Last Friday before a sumptuous Thanksgiving-themed LIDS lunch, a seminar was presented by Xu Huan of McGill University. Mr. Xu's talk was entitled "Miracle of Regularization," and was joint work with his advisor Shie Mannor, formerly a LIDS post-doc, and Constantine Caramanis, formerly a LIDS student and author of some very nice expository articles. Part of the work was recently featured on An Ergodic Walk, the blog of Anand Sarwate.
The supervised learning problem with regularization is studied from the viewpoint of robust optimization. Xu first motivated why regularization is needed in supervised learning from finite training data by appealing to properties of ill-posed problems stated by Hadamard, in particular that a unique solution does not exist and that the solution does not depend continuously on the data. Other motivations for regularization in supervised learning come from the structural risk minimization principle.
I first learned about robust optimization in a lecture by Melvyn Sim tele-delivered from Singapore for the class 6.255. When data is uncertain but known to belong to an uncertainty set, the basic idea of robust optimization is to optimize the objective function with respect to the worst-case point in the uncertainty set, i.e. doing a min-max or a max-min optimization.
In typical supervised classification formulations, a decision function is to be found that minimizes an empirical risk of training data, often with a margin-based loss function, plus a regularization term, often a norm in the space of decision functions, weighted by a non-negative scalar c. Xu, Caramanis, and Mannor show how this regularization formulation arises when a robust optimization problem with uncertainty around training examples is solved. They also discuss what the uncertainty set corresponding to standard regularization terms is, and what c means in terms of the uncertainty set.
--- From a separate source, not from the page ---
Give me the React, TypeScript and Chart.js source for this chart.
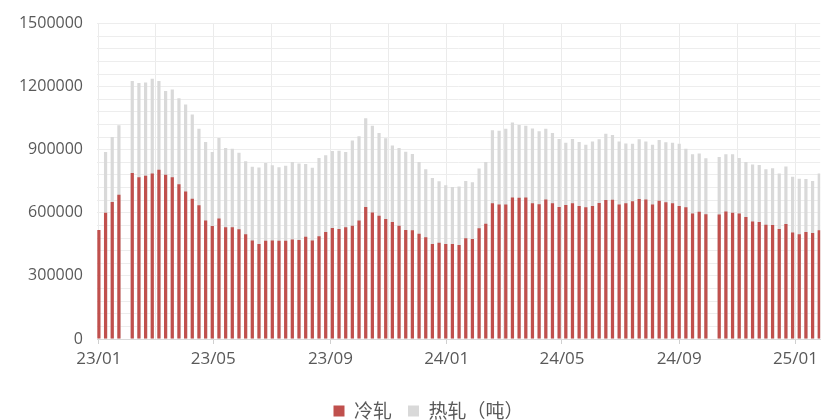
import React, { useEffect, useRef } from "react";
import { Chart, registerables } from "chart.js";

Chart.register(...registerables);

// Weekly series, first week starting 2023-01-01
const startDate = "2023-01-01";

const coldRolled: (number | null)[] = [
  518750, 600000, 651600, 686000, null, 789000, 768750, 776600, 787500, 804700,
  781250, 768750, 736000, 701600, 667200, 636000, 564000, 537500, 573400, 531250,
  531250, 521900, 498400, 468750, 451600, 467200, 468750, 467200, 467200, 473400,
  470300, 485900, 468750, 489000, 509400, 528100, 523400, 531250, 539000, 564000,
  628100, 601600, 586000, 570300, 556250, 539000, 518750, 517200, 500000, 484400,
  451600, 457800, 451600, 451600, 446900, 479700, 475000, 526600, 548400, 645300,
  639100, 639100, 673400, 671900, 673400, 645300, 640600, 664000, 645300, 628100,
  637500, 645300, 632800, 626600, 632800, 646900, 660900, 662500, 639100, 645300,
  654700, 665600, 664000, 639100, 657800, 650000, 645300, 632800, 626600, 596900,
  604700, 593750, null, 592200, 606250, 600000, 596900, 579700, 559400, 556250,
  543750, 542200, 523400, 546900, 506250, 498400, 509400, 504700, 517200,
];

const hotRolled: (number | null)[] = [
  null, 889000, 961000, 1017000, null, 1226600, 1217000, 1220000, 1237500, 1226600,
  1179700, 1186000, 1145300, 1115600, 1067200, 1000000, 937500, 889000, 956250, 907800,
  904700, 886000, 845300, 818750, 815600, 837500, 826600, 817200, 823400, 842200,
  834400, 832800, 814000, 861000, 873400, 893750, 895300, 889000, 943750, 964000,
  1050000, 1014000, 979700, 954700, 920300, 907800, 890600, 879700, 842200, 807800,
  765600, 750000, 731250, 723400, 725000, 751600, 745300, 811000, 842200, 992200,
  990600, 1000000, 1029700, 1017200, 1014000, 1001600, 987500, 1000000, 979700, 951600,
  932800, 951600, 937500, 923400, 939100, 950000, 976600, 970300, 939100, 929700,
  928100, 950000, 939100, 923400, 946900, 935900, 932800, 928100, 904700, 878100,
  882800, 859400, null, 865600, 878100, 878100, 860900, 842200, 829700, 828100,
  807800, 812500, 787500, 820300, 771900, 762500, 760900, 751600, 787500,
];

const seriesNames = ["冷轧", "热轧（吨）"];

// vertical gridlines every two months, labels every four months
const gridMonths = [
  "2023-01", "2023-03", "2023-05", "2023-07", "2023-09", "2023-11",
  "2024-01", "2024-03", "2024-05", "2024-07", "2024-09", "2024-11", "2025-01",
];
const labelMonths = ["2023-01", "2023-05", "2023-09", "2024-01", "2024-05", "2024-09", "2025-01"];
const xLabels = ["23/01", "23/05", "23/09", "24/01", "24/05", "24/09", "25/01"];

const yMax = 1500000;
const yMinorStep = 60000;
const yMajorStep = 300000;

const DAY = 86400000;
const dayOf = (s: string) => {
  const [y, m, d] = s.split("-").map(Number);
  return (Date.UTC(y, m - 1, d || 1) - Date.UTC(2023, 0, 1)) / DAY;
};

// nudges the centred legend row to the right, as in the reference
const legendShift = {
  id: "legendShift",
  afterLayout(chart: any) {
    const lg = chart.legend;
    if (lg) {
      lg.left += 17;
      lg.right += 17;
    }
  },
};

export default function App() {
  const ref = useRef<HTMLCanvasElement | null>(null);

  useEffect(() => {
    if (!ref.current) return;
    const base = dayOf(startDate);
    const toPts = (arr: (number | null)[]) =>
      arr.map((v, i) => ({ x: base + i * 7, y: v }));
    const gridDays = gridMonths.map((m) => dayOf(m));
    const labelDays = labelMonths.map((m) => dayOf(m));
    const labelFor = (v: number) => {
      const k = labelDays.indexOf(v);
      return k >= 0 ? xLabels[k] : "";
    };
    const yTicks: number[] = [];
    for (let v = 0; v <= yMax; v += yMinorStep) yTicks.push(v);

    const textColor = "#595959";

    const chart = new Chart(ref.current, {
      type: "bar",
      data: {
        datasets: [
          {
            label: seriesNames[0],
            data: toPts(coldRolled) as any,
            backgroundColor: "#C0504D",
            borderWidth: 0,
            inflateAmount: 0,
            barThickness: 3.2,
            grouped: false,
          } as any,
          {
            label: seriesNames[1],
            data: toPts(hotRolled) as any,
            backgroundColor: "#D9D9D9",
            borderWidth: 0,
            inflateAmount: 0,
            barThickness: 3.2,
            grouped: false,
          } as any,
        ],
      },
      plugins: [legendShift],
      options: {
        responsive: false,
        animation: false,
        layout: { padding: { top: 19, left: 0, right: 0, bottom: -10.5 } },
        plugins: {
          tooltip: { enabled: false },
          legend: {
            position: "bottom",
            labels: {
              boxWidth: 11,
              boxHeight: 11,
              padding: 16,
              color: textColor,
              font: { family: "'Noto Sans CJK SC', sans-serif", size: 19 },
            },
          },
        },
        scales: {
          x: {
            type: "linear",
            min: -2,
            max: 757,
            offset: false,
            afterBuildTicks: (scale: any) => {
              scale.ticks = gridDays.map((v) => ({ value: v }));
            },
            afterFit: (scale: any) => {
              scale.height = 46.5;
            },
            ticks: {
              autoSkip: false,
              maxRotation: 0,
              padding: 5,
              color: textColor,
              font: { family: "'Open Sans', sans-serif", size: 17 },
              callback: (v: any) => labelFor(Number(v)),
            },
            grid: {
              offset: false,
              color: "#EBEBEB",
              tickLength: 5,
              tickColor: (ctx: any) =>
                ctx.tick && labelDays.indexOf(ctx.tick.value) >= 0 ? "#D0D0D0" : "rgba(0,0,0,0)",
            },
            border: { color: "#D9D9D9" },
          },
          y: {
            type: "linear",
            min: 0,
            max: yMax,
            afterBuildTicks: (scale: any) => {
              scale.ticks = yTicks.map((v) => ({ value: v }));
            },
            afterFit: (scale: any) => {
              scale.width = 97;
            },
            ticks: {
              autoSkip: false,
              padding: 14,
              color: textColor,
              font: { family: "'Open Sans', sans-serif", size: 16 },
              callback: (v: any) => (Number(v) % yMajorStep === 0 ? String(v) : ""),
            },
            grid: { color: "#EDEDED", drawTicks: false },
            border: { display: false },
          },
        },
      } as any,
    });
    return () => chart.destroy();
  }, []);

  return (
    <div style={{ position: "absolute", left: 0, top: 0, width: 823, height: 420, background: "#fff" }}>
      <canvas ref={ref} width={823} height={420} style={{ display: "block" }} />
    </div>
  );
}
The training data is generally assumed to be independent samples from a joint distribution of features and class labels. (This joint distribution is unknown.) A classifier is said to be consistent if in the limit as the size of the training set goes to infinity, it converges in probability to the optimal classifier that minimizes probability of error if the joint distribution were known. Several recent papers, including those by Lin; Steinwart; and Bartlett, Jordan, and McAuliffe, discuss the properties of the margin-based loss function in the empirical risk and of the regularization term needed for a classifier to be consistent. Xu et al. show consistency of classifiers using the robust optimization perspective they develop.
Munther Dahleh made several remarks/questions at the end of the talk, including asking about connections to robust estimation studied twenty years ago. Interestingly, when Mike Jordan was visiting LIDS a few weeks ago, he also discussed classifier consistency in his SSG talk, which was based on joint work with XuanLong Nguyen and former LIDS student Martin Wainwright. That work links valid margin-based loss functions and Ali-Silvey distances.